Can wrong be right, can ugly be beautiful, can accuracy be exchanged for interpretation? Something hovering around the question of attempted objectivity versus the purely subjective.
These washed out and somewhat pink landscapes of the mountains behind Malibu, California are this photographer's effort to describe what it feels like to be driving through the canyons on a midday in midweek, with the sun at full force, no wind, the ground cover bleached out, the soil dusty and like chalk; a somewhat apocalyptic view of a place no doubt influenced by my aerially photographing wildfire damage a few days earlier up the coast in Ventura.
These are, of course, the Santa Monica Mountains.
In initially rendering these in normal colors and tonality I was struck by how they conveyed nothing of the intensity of the light and the dryness.
I was thinking of how our eyes react when faced with going from someplace dark into a landscape blindingly bright.

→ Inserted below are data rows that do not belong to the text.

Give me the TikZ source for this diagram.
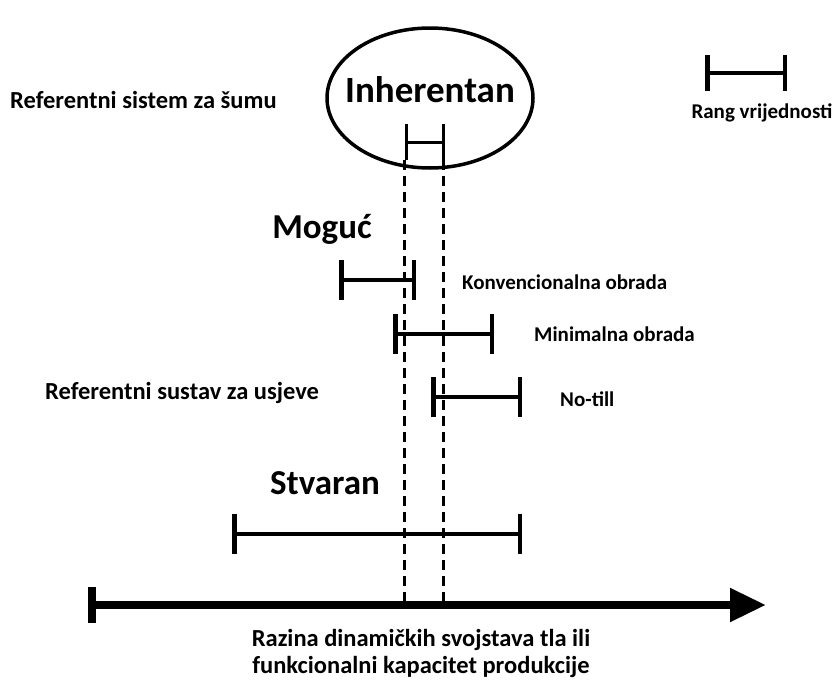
\documentclass[tikz,border=0pt]{standalone}
\usepackage{fontspec}
\setmainfont{Carlito}
\usetikzlibrary{arrows.meta,shapes.geometric}

\begin{document}
\begin{tikzpicture}[x=1pt, y=-1pt,
  lbl/.style={font=\bfseries\fontsize{24.5}{27}\selectfont, inner sep=0pt},
  sml/.style={font=\bfseries\fontsize{21}{24}\selectfont, inner sep=0pt},
  big/.style={font=\bfseries\fontsize{35}{38}\selectfont, inner sep=0pt},
  rng/.style={line width=4.5pt, {Bar[width=40pt]}-{Bar[width=40pt]}},
  thin/.style={line width=3pt, {Bar[width=36pt]}-{Bar[width=36pt]}},
  guide/.style={line width=3pt, dash pattern=on 10pt off 6pt},
  axis/.style={line width=8pt, {Bar[width=36pt]}-{Triangle[length=36pt,width=32pt]}}]
\useasboundingbox (0,0) rectangle (833,683);
\node[draw, ellipse, line width=3.5pt, minimum width=206pt, minimum height=140pt] (inh) at (430,98) {};
\node[big, font=\bfseries\fontsize{37}{40}\selectfont] (inhT) at (430,90) {Inherentan};
\coordinate (hA) at (405,142);
\coordinate (hB) at (445,142);
\draw[thin] (hA) -- (hB);
\coordinate (d1a) at (404,160);
\coordinate (d1b) at (404,603);
\coordinate (d2a) at (443,160);
\coordinate (d2b) at (443,603);
\draw[guide] (d1a) -- (d1b);
\draw[guide] (d2a) -- (d2b);
\node[lbl, anchor=west] (suma) at (10,100) {Referentni sistem za šumu};
\coordinate (rA) at (705,73);
\coordinate (rB) at (787,73);
\draw[rng, {Bar[width=36pt]}-{Bar[width=36pt]}] (rA) -- (rB);
\node[sml] (rang) at (762,113) {Rang vrijednosti};
\node[big] (moguc) at (322,229) {Moguć};
\coordinate (kA) at (339,280);
\coordinate (kB) at (416,280);
\draw[rng] (kA) -- (kB);
\node[sml, anchor=west] (konv) at (462,282) {Konvencionalna obrada};
\coordinate (mA) at (393,334);
\coordinate (mB) at (494,334);
\draw[rng] (mA) -- (mB);
\node[sml, anchor=west] (mini) at (534,334) {Minimalna obrada};
\coordinate (nA) at (431,397);
\coordinate (nB) at (522,397);
\draw[rng] (nA) -- (nB);
\node[sml, anchor=west] (notill) at (560,399) {No-till};
\node[lbl, anchor=west] (usjeve) at (45,393) {Referentni sustav za usjeve};
\node[big] (stv) at (325,483) {Stvaran};
\coordinate (sA) at (232,534);
\coordinate (sB) at (522,534);
\draw[rng] (sA) -- (sB);
\coordinate (xA) at (88,605);
\coordinate (xB) at (766,605);
\draw[axis] (xA) -- (xB);
\node[lbl, align=center, font=\bfseries\fontsize{24.5}{27}\selectfont] (xlbl) at (421,653)
  {Razina dinamičkih svojstava tla ili\\ funkcionalni kapacitet produkcije};
\end{tikzpicture}
\end{document}
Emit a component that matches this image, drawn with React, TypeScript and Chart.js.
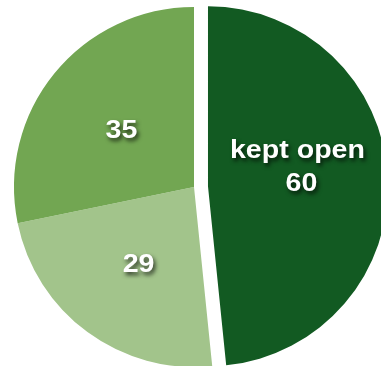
import React, { useEffect, useRef } from "react";
import { Chart, registerables } from "chart.js";

Chart.register(...registerables);

const categories = ["kept open", "", ""];
const values = [60, 29, 35];
const colors = ["#125a22", "#a2c48b", "#72a652"];
const explode = [14, 0, 0];

const explodePlugin = {
  id: "explodeSlices",
  beforeDatasetsDraw(chart: any) {
    const meta = chart.getDatasetMeta(0);
    meta.data.forEach((arc: any, i: number) => {
      const d = explode[i] || 0;
      if (!d || arc.$exploded) return;
      const mid = (arc.startAngle + arc.endAngle) / 2;
      arc.x += Math.cos(mid) * d;
      arc.y += Math.sin(mid) * d;
      arc.$exploded = true;
    });
  },
};

const labelPlugin = {
  id: "sliceLabels",
  afterDatasetsDraw(chart: any) {
    const ctx = chart.ctx;
    const meta = chart.getDatasetMeta(0);
    ctx.save();
    ctx.font = "bold 26px 'Liberation Sans', Arial, sans-serif";
    ctx.textAlign = "center";
    ctx.textBaseline = "middle";
    ctx.fillStyle = "#ffffff";
    ctx.shadowColor = "rgba(0,0,0,0.7)";
    ctx.shadowBlur = 4;
    ctx.shadowOffsetX = 2;
    ctx.shadowOffsetY = 3;
    const draw = (t: string, x: number, y: number) => {
      ctx.save();
      ctx.translate(x, y);
      ctx.scale(1.1, 1);
      ctx.fillText(t, 0, 0);
      ctx.restore();
    };
    meta.data.forEach((arc: any, i: number) => {
      const { startAngle, endAngle, outerRadius, x, y } = arc;
      const mid = (startAngle + endAngle) / 2;
      const r = outerRadius * 0.52;
      const px = x + Math.cos(mid) * r;
      const py = y + Math.sin(mid) * r + 2.5;
      const name = categories[i];
      if (name) {
        draw(name, px - 4, py - 33);
      }
      draw(String(values[i]), px, py);
    });
    ctx.restore();
  },
};

export default function App() {
  const ref = useRef<HTMLCanvasElement>(null);
  useEffect(() => {
    if (!ref.current) return;
    const chart = new Chart(ref.current, {
      type: "pie",
      data: {
        labels: categories,
        datasets: [
          {
            data: values,
            backgroundColor: colors,
            borderWidth: 0,
          },
        ],
      },
      options: {
        responsive: false,
        animation: false,
        radius: 180,
        layout: { padding: 0 },
        plugins: {
          legend: { display: false },
          tooltip: { enabled: false },
        },
        events: [],
      } as any,
      plugins: [explodePlugin, labelPlugin],
    });
    return () => chart.destroy();
  }, []);
  return (
    <div
      style={{
        position: "absolute",
        left: 0,
        top: 0,
        width: 381,
        height: 366,
        overflow: "hidden",
        background: "#ffffff",
      }}
    >
      <canvas ref={ref} width={388} height={374} style={{ display: "block" }} />
    </div>
  );
}
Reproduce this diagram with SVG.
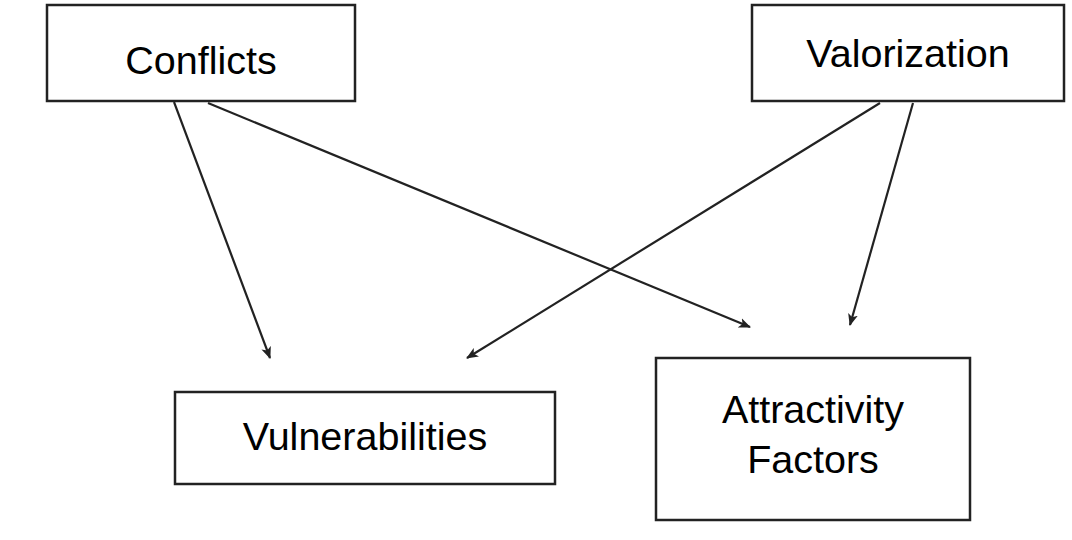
<svg xmlns="http://www.w3.org/2000/svg" width="1072" height="540" viewBox="0 0 1072 540">
<defs>
<style>
.box{fill:#fff;stroke:#222;stroke-width:2.5}
.lbl{font-family:"Liberation Sans",Arial,sans-serif;font-size:39.5px;fill:#000;text-anchor:middle}
.edge{stroke:#222;stroke-width:2.2;fill:none;marker-end:url(#ah)}
</style>
<marker id="ah" viewBox="0 0 12 10" refX="11" refY="5" markerWidth="12" markerHeight="10" markerUnits="userSpaceOnUse" orient="auto">
<path d="M0,0 L12,5 L0,10 L3,5 Z" fill="#222"/>
</marker>
</defs>
<rect width="1072" height="540" fill="#fff"/>
<g id="connectors">
<line class="edge" x1="174" y1="102" x2="270" y2="358"/>
<line class="edge" x1="208" y1="103" x2="750" y2="327"/>
<line class="edge" x1="880" y1="103" x2="467" y2="358"/>
<line class="edge" x1="913" y1="103" x2="850" y2="325"/>
</g>
<g id="conflicts">
<rect class="box" x="47" y="5" width="308" height="96"/>
<text class="lbl" x="201" y="74">Conflicts</text>
</g>
<g id="valorization">
<rect class="box" x="752" y="5" width="312" height="96"/>
<text class="lbl" x="908" y="67">Valorization</text>
</g>
<g id="vulnerabilities">
<rect class="box" x="175" y="392" width="380" height="92"/>
<text class="lbl" x="365" y="450">Vulnerabilities</text>
</g>
<g id="attractivity">
<rect class="box" x="656" y="358" width="314" height="162"/>
<text class="lbl" x="813" y="423">Attractivity</text>
<text class="lbl" x="813" y="473">Factors</text>
</g>
</svg>
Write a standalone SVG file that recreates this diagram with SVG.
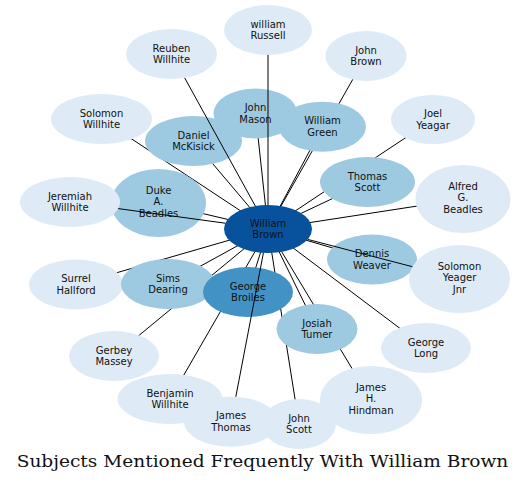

How the colors are bleached out and monochromatic.
But think about this for a moment. Think about how photography has changed, how its use as an art form has been so drastically redefined in recent years. How the investigation into how it sees and we see has been pushed to new boundaries. Somehow, although I still make them, the straight landscape is over, done to death and how, if the drive must be to see things new, there is nothing new. How the prevailing discipline would need to be an interpretation of surroundings, a molding of the combination of the mediums' use and the content serving the photographer's wishes. This then leads me to the photographer's intention.
One train of thought would appear that we are no longer, in higher levels of art, allowed to leave that up to the viewer to work out. That it would be necessary to drive the outcome more specifically. Hence "Washed Out".
The last point, imagine I made these into a small book, with about 25 pages of images all in this same bleached out tonality. Sit down with a glass of that nice merlot you found in Italy last year, comfortable in your favorite recliner, to look through these pictures, to study them. How fulfilling and rewarding an experience would that be? Would you become invested in the subtlety and nuance of the different images? Feel there is a rhythm, a narrative? Doubtful. But you might believe that you are looking at a concept, a conceptual rendering, a deliberate distortion of the actual into something made for looking then thinking about what you saw to understand intention. This does get perilously close to a personal politic, doesn't it? For the quality has been sucked out of these images, denied the very basis for our determination of what is a good photograph. Of course, we see this all the time, either by ignorance or by deliberation.
Is this simply devil's advocacy? Placing these pictures in a place of contrary perspective? This is for you to decide, for I am simply the maker. You are the determiner.